There’s also the matter of a profit motive for Cothorne, in the form of the 15 percent-to-30 percent payout that Cothorne would have received as a whistle-blower as a result of any charges and civil claims lobbed against the district for alleged test cheating. Cothorne’s share of Race to the Top funds alone if her whistle-blower claim was successful would have led to a payout of between $11.3 million and $22.5 million. This fact, left out of the discussion so far about Cothorne’s allegations, is one that should be considered.

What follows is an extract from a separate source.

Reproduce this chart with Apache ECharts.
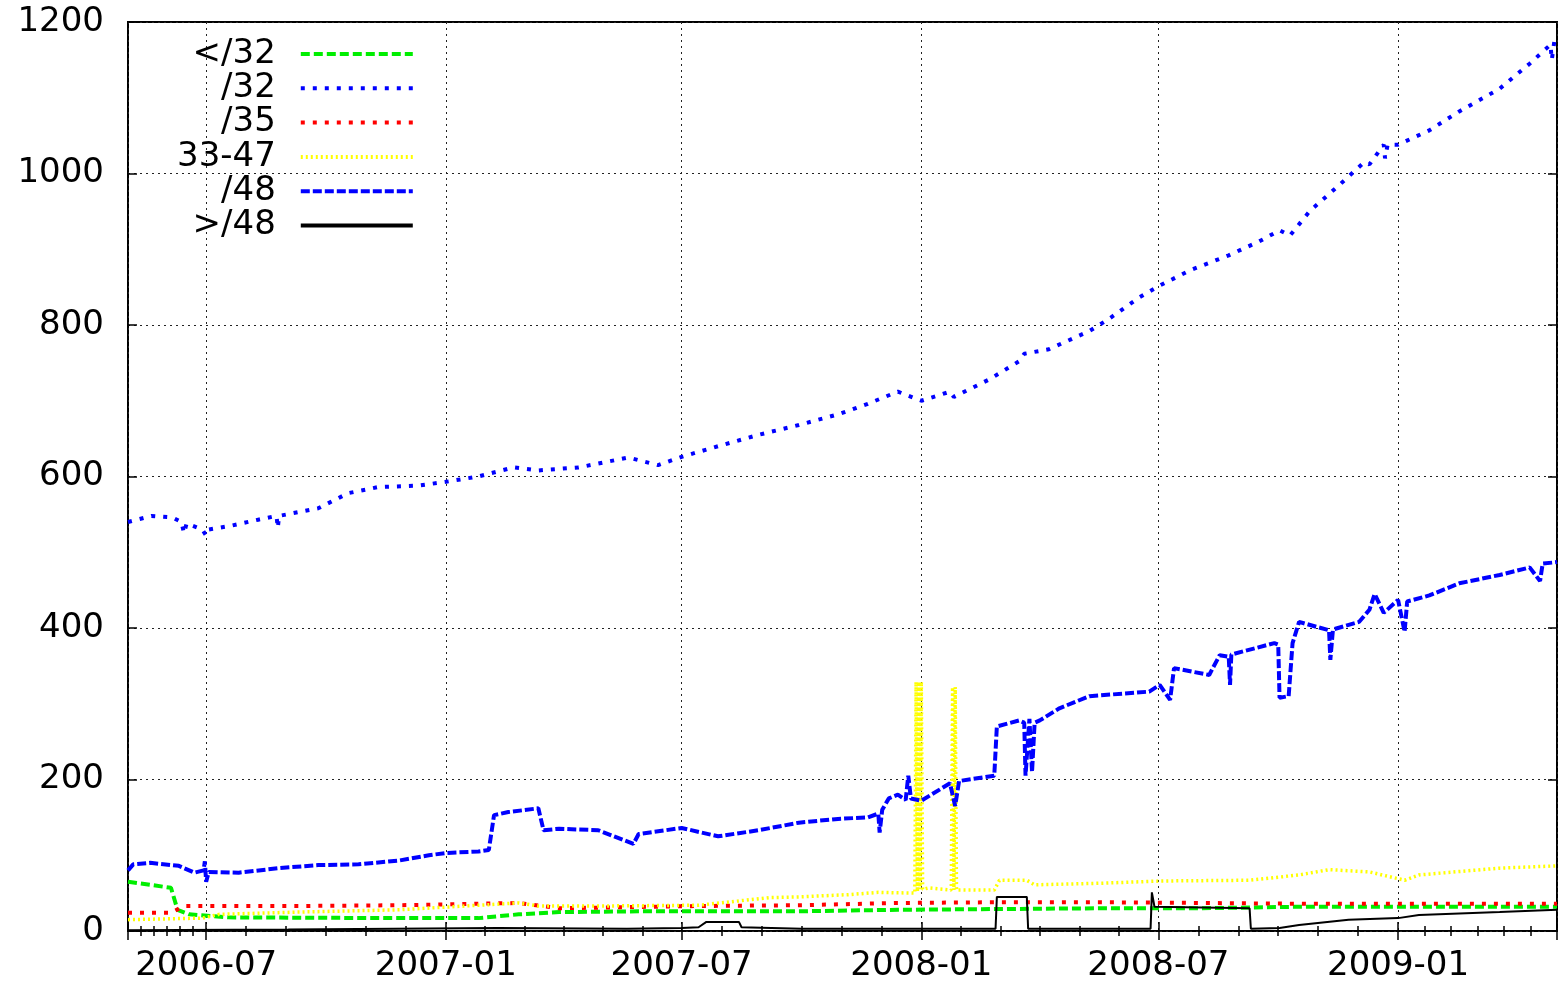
<!DOCTYPE html>
<html>
<head>
<meta charset="utf-8">
<script src="https://cdn.jsdelivr.net/npm/echarts@6/dist/echarts.min.js"></script>
<style>
  html, body { margin: 0; padding: 0; background: #fff; }
  #chart { width: 1558px; height: 986px; }
</style>
</head>
<body>
<div id="chart"></div>
<script>
// x range and tick labels
const xMin = '2006-05-02';
const xMax = '2009-05-03';
const xTickLabels = ['2006-07', '2007-01', '2007-07', '2008-01', '2008-07', '2009-01'];
const yTickLabels = [0, 200, 400, 600, 800, 1000, 1200];

// </32
const lt32Dates = ['2006-05-02', '2006-05-19', '2006-06-04', '2006-06-09', '2006-06-18', '2006-07-18', '2006-11-26',
  '2007-01-26', '2007-02-26', '2007-03-29', '2007-05-29', '2007-09-29', '2007-12-14', '2008-03-01', '2008-05-17',
  '2008-08-01', '2008-10-17', '2009-01-01', '2009-05-03'];
const lt32Values = [65, 61, 57, 28, 22, 18, 17, 17, 22, 25, 26, 26, 28, 29, 30, 30, 32, 32, 32];

// /32
const p32Dates = ['2006-05-02', '2006-05-20', '2006-06-05', '2006-06-12', '2006-06-14', '2006-06-16', '2006-06-28',
  '2006-07-01', '2006-07-03', '2006-07-20', '2006-08-10', '2006-08-24', '2006-08-25', '2006-08-26', '2006-09-25',
  '2006-10-18', '2006-11-10', '2006-12-11', '2007-01-01', '2007-01-26', '2007-02-22', '2007-03-13', '2007-04-13',
  '2007-05-21', '2007-06-13', '2007-07-01', '2007-07-29', '2007-08-29', '2007-09-29', '2007-10-29', '2007-11-21',
  '2007-12-14', '2008-01-01', '2008-01-23', '2008-01-26', '2008-02-22', '2008-03-16', '2008-03-20', '2008-04-08',
  '2008-05-09', '2008-05-24', '2008-06-16', '2008-07-02', '2008-07-25', '2008-08-24', '2008-09-16', '2008-10-02',
  '2008-10-10', '2008-10-25', '2008-11-17', '2008-12-06', '2008-12-10', '2008-12-21', '2008-12-22', '2008-12-24',
  '2009-01-01', '2009-01-25', '2009-02-17', '2009-03-20', '2009-04-12', '2009-04-28', '2009-04-29', '2009-05-01',
  '2009-05-03'];
const p32Values = [540, 548, 546, 540, 525, 538, 530, 522, 530, 535, 543, 548, 532, 548, 558, 578, 586, 588, 593,
  600, 612, 608, 612, 625, 615, 626, 640, 655, 668, 682, 696, 712, 700, 712, 705, 728, 752, 762, 768, 792, 808,
  836, 852, 872, 892, 910, 925, 918, 950, 985, 1015, 1012, 1038, 1020, 1038, 1038, 1057, 1082, 1112, 1145, 1170,
  1150, 1175, 1180];

// /35
const p35Dates = ['2006-05-02', '2006-06-04', '2006-06-14', '2006-09-10', '2006-11-26', '2007-02-26', '2007-03-29',
  '2007-07-14', '2007-09-29', '2007-12-14', '2008-03-01', '2008-05-17', '2008-08-01', '2008-10-17', '2009-01-01',
  '2009-05-03'];
const p35Values = [24, 24, 33, 33, 34, 37, 30, 33, 34, 37, 38, 38, 37, 36, 36, 36];

// 33-47
const midDates = ['2006-05-02', '2006-06-28', '2006-07-11', '2006-09-10', '2006-11-26', '2007-01-26', '2007-02-26',
  '2007-03-13', '2007-04-28', '2007-07-14', '2007-09-06', '2007-09-29', '2007-11-06', '2007-11-29', '2007-12-27',
  '2007-12-28', '2007-12-29', '2007-12-30', '2007-12-31', '2008-01-01', '2008-01-02', '2008-01-07', '2008-01-24',
  '2008-01-25', '2008-01-26', '2008-01-27', '2008-01-28', '2008-01-29', '2008-02-26', '2008-03-01', '2008-03-22',
  '2008-03-28', '2008-05-17', '2008-07-02', '2008-09-09', '2008-10-17', '2008-11-09', '2008-12-10', '2009-01-06',
  '2009-01-17', '2009-03-20', '2009-05-03'];
const midValues = [15, 17, 22, 25, 28, 34, 37, 33, 33, 34, 44, 45, 48, 51, 50, 329, 52, 329, 55, 329, 55, 57, 54,
  322, 54, 322, 54, 54, 54, 67, 67, 61, 63, 66, 67, 74, 81, 78, 67, 74, 83, 86];

// /48
const p48Dates = ['2006-05-02', '2006-05-06', '2006-05-19', '2006-06-10', '2006-06-22', '2006-06-29', '2006-06-30',
  '2006-07-01', '2006-07-03', '2006-07-26', '2006-08-26', '2006-09-25', '2006-10-26', '2006-11-26', '2006-12-19',
  '2007-01-01', '2007-01-26', '2007-02-03', '2007-02-07', '2007-02-18', '2007-03-13', '2007-03-17', '2007-03-29',
  '2007-04-28', '2007-05-25', '2007-05-29', '2007-07-01', '2007-07-29', '2007-08-29', '2007-09-29', '2007-10-29',
  '2007-11-21', '2007-11-29', '2007-11-30', '2007-12-02', '2007-12-07', '2007-12-14', '2007-12-20', '2007-12-22',
  '2007-12-24', '2008-01-01', '2008-01-23', '2008-01-27', '2008-01-30', '2008-02-22', '2008-02-26', '2008-02-28',
  '2008-03-16', '2008-03-20', '2008-03-21', '2008-03-24', '2008-03-26', '2008-03-28', '2008-04-01', '2008-04-16',
  '2008-05-09', '2008-06-24', '2008-07-02', '2008-07-10', '2008-07-13', '2008-08-09', '2008-08-17', '2008-08-24',
  '2008-08-25', '2008-08-26', '2008-09-28', '2008-10-01', '2008-10-02', '2008-10-09', '2008-10-12', '2008-10-17',
  '2008-11-09', '2008-11-10', '2008-11-12', '2008-12-02', '2008-12-10', '2008-12-14', '2008-12-21', '2009-01-01',
  '2009-01-06', '2009-01-08', '2009-01-25', '2009-02-17', '2009-03-20', '2009-04-12', '2009-04-20', '2009-04-22',
  '2009-05-03'];
const p48Values = [80, 88, 90, 86, 77, 80, 92, 65, 78, 77, 83, 87, 88, 93, 100, 103, 105, 107, 153, 157, 162, 133,
  135, 133, 115, 128, 136, 125, 133, 143, 148, 150, 155, 130, 160, 175, 180, 173, 205, 175, 172, 195, 165, 198,
  204, 205, 270, 278, 275, 205, 280, 210, 275, 278, 294, 310, 316, 325, 305, 347, 338, 364, 362, 325, 365, 380,
  378, 308, 310, 380, 408, 397, 358, 398, 408, 424, 445, 420, 437, 395, 435, 443, 459, 470, 480, 462, 485, 487];

// >/48
const gt48Dates = ['2006-05-02', '2006-09-02', '2006-09-03', '2007-02-10', '2007-05-20', '2007-07-01', '2007-07-14',
  '2007-07-20', '2007-08-14', '2007-08-16', '2007-10-01', '2008-02-27', '2008-02-28', '2008-03-22', '2008-03-23',
  '2008-06-25', '2008-06-26', '2008-06-28', '2008-09-09', '2008-09-10', '2008-10-02', '2008-10-17', '2008-11-24',
  '2009-01-01', '2009-01-17', '2009-03-20', '2009-05-03'];
const gt48Values = [1, 2, 4, 4, 3, 4, 5, 12, 12, 5, 3, 3, 45, 45, 3, 3, 51, 32, 30, 3, 4, 8, 15, 17, 21, 25, 28];

const FONT = 'DejaVu Sans';
const pair = (dates, values) => dates.map((d, i) => [d, values[i]]);
const toTime = s => { const p = s.split('-'); return new Date(+p[0], +p[1] - 1, +p[2]).getTime(); };
const DAY = 864e5;

const chart = echarts.init(document.getElementById('chart'), null, { renderer: 'canvas' });

const xBase = {
  type: 'time',
  min: toTime(xMin),
  max: toTime(xMax),
  minInterval: 180 * DAY,
  maxInterval: 186 * DAY,
  axisLine: { show: false },
  axisTick: { show: true, inside: true, length: 9, lineStyle: { color: '#000', width: 1.5 } },
  minorTick: { show: true, splitNumber: 6, length: 5, lineStyle: { color: '#000', width: 1.5 } }
};
const yBase = {
  type: 'value',
  min: 0,
  max: 1200,
  interval: 200,
  axisLine: { show: false },
  axisTick: { show: true, inside: true, length: 9, lineStyle: { color: '#000', width: 1.5 } }
};

const lineSeries = (name, data, color, width, dash) => ({
  name,
  type: 'line',
  data,
  showSymbol: false,
  symbol: 'none',
  animation: false,
  lineStyle: { color, width, type: dash, cap: 'butt' },
  itemStyle: { color }
});

const option = {
  animation: false,
  grid: { left: 128, right: 1, top: 22, bottom: 55, show: true, borderColor: '#000', borderWidth: 2 },
  legend: {
    orient: 'vertical',
    left: 172,
    top: 32,
    align: 'right',
    itemWidth: 112,
    itemHeight: 14,
    itemGap: 0.3,
    itemStyle: { opacity: 0 },
    lineStyle: { width: 4 },
    textStyle: { fontFamily: FONT, fontSize: 34, color: '#000', lineHeight: 34, padding: [0, 20, 0, 0] },
    data: ['</32', '/32', '/35', '33-47', '/48', '>/48']
  },
  xAxis: [
    Object.assign({}, xBase, {
      position: 'bottom',
      axisLabel: {
        fontFamily: FONT, fontSize: 34, color: '#000', margin: 18,
        formatter: v => {
          const d = new Date(v);
          const s = d.getFullYear() + '-' + String(d.getMonth() + 1).padStart(2, '0');
          return xTickLabels.indexOf(s) >= 0 ? s : '';
        }
      },
      splitLine: { show: true, lineStyle: { color: '#222', width: 1, type: [2, 4] } }
    }),
    Object.assign({}, xBase, {
      position: 'top',
      axisLabel: { show: false },
      splitLine: { show: false }
    })
  ],
  yAxis: [
    Object.assign({}, yBase, {
      position: 'left',
      axisLabel: {
        fontFamily: FONT, fontSize: 34, color: '#000', margin: 24,
        formatter: v => (yTickLabels.indexOf(v) >= 0 ? String(v) : '')
      },
      splitLine: { show: true, lineStyle: { color: '#222', width: 1, type: [2, 4] } }
    }),
    Object.assign({}, yBase, {
      position: 'right',
      axisLabel: { show: false },
      splitLine: { show: false }
    })
  ],
  series: [
    lineSeries('</32', pair(lt32Dates, lt32Values), '#00ee00', 4, [9, 4]),
    lineSeries('/32', pair(p32Dates, p32Values), '#0000ff', 4, [4, 8]),
    lineSeries('/35', pair(p35Dates, p35Values), '#ff0000', 4, [4, 8]),
    lineSeries('33-47', pair(midDates, midValues), '#ffff00', 3.5, [2, 3]),
    lineSeries('/48', pair(p48Dates, p48Values), '#0000ff', 4, [9, 3]),
    lineSeries('>/48', pair(gt48Dates, gt48Values), '#000000', 2, 'solid')
  ]
};

chart.setOption(option);
</script>
</body>
</html>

Yet the questions surrounding Cothorne’s allegations don’t let Rhee or Henderson off the hook. The fact is that publications such as USA Today have detected overly high levels of test erasures is one that neither have addressed to anyone reasonable person’s satisfaction; the data is at least that clear. The fact that the investigation by the district’s inspector general hasn’t extended beyond Noyes is also a problem. Certainly there may have not been an orchestrated conspiracy to engage in pumping up test scores. More than likely, laggard teachers and school leaders who realized they couldn’t hack it under increased scrutiny of their performance decided to take the easy way out, and in the process, cheated children out of accurate assessment of their knowledge that they need in order to get the remediation they deserve. But in remaining silent (and giving the appearance of nefarious wrongdoing when it may not be so), Rhee and Henderson aid and abet those failures. At the same time, their silence gives tacit support to arguments by traditionalists that standardized testing should not be used in evaluating teachers or for systemic reform (even when, as seen this week from American Federation of Teachers President Randi Weingarten and others critical of the state education policy report card issued by Rhee’s StudentsFirst, find it convenient to use test score data for their own purposes).
More importantly, the lack of strong statements from Rhee and Henderson about the alleged test cheating also casts a dark cloud on what both can claim to be successes in crafting policies and practices that will help D.C. children get high-quality teachers and strong, comprehensive college-preparatory curricula for decades to come. The IMPACT teacher evaluation program launched under Rhee and refined under Henderson exemplifies the comprehensive teacher evaluation system that other districts and states should build upon. But the test cheating allegations cast a cloud over those successes — and makes it harder for reformers to do the work needed to help all children succeed.
So your editor is back at square one on the D.C. test-cheating affair: Skeptical and plain skeptical about both sides. You should be skeptical too. I guess I’m supposed to call for more candor from everyone involved. But I’ve been around long enough to know that it’s more likely to lead to more noise from all sides and that’s not useful. What we need, instead, are more objective facts.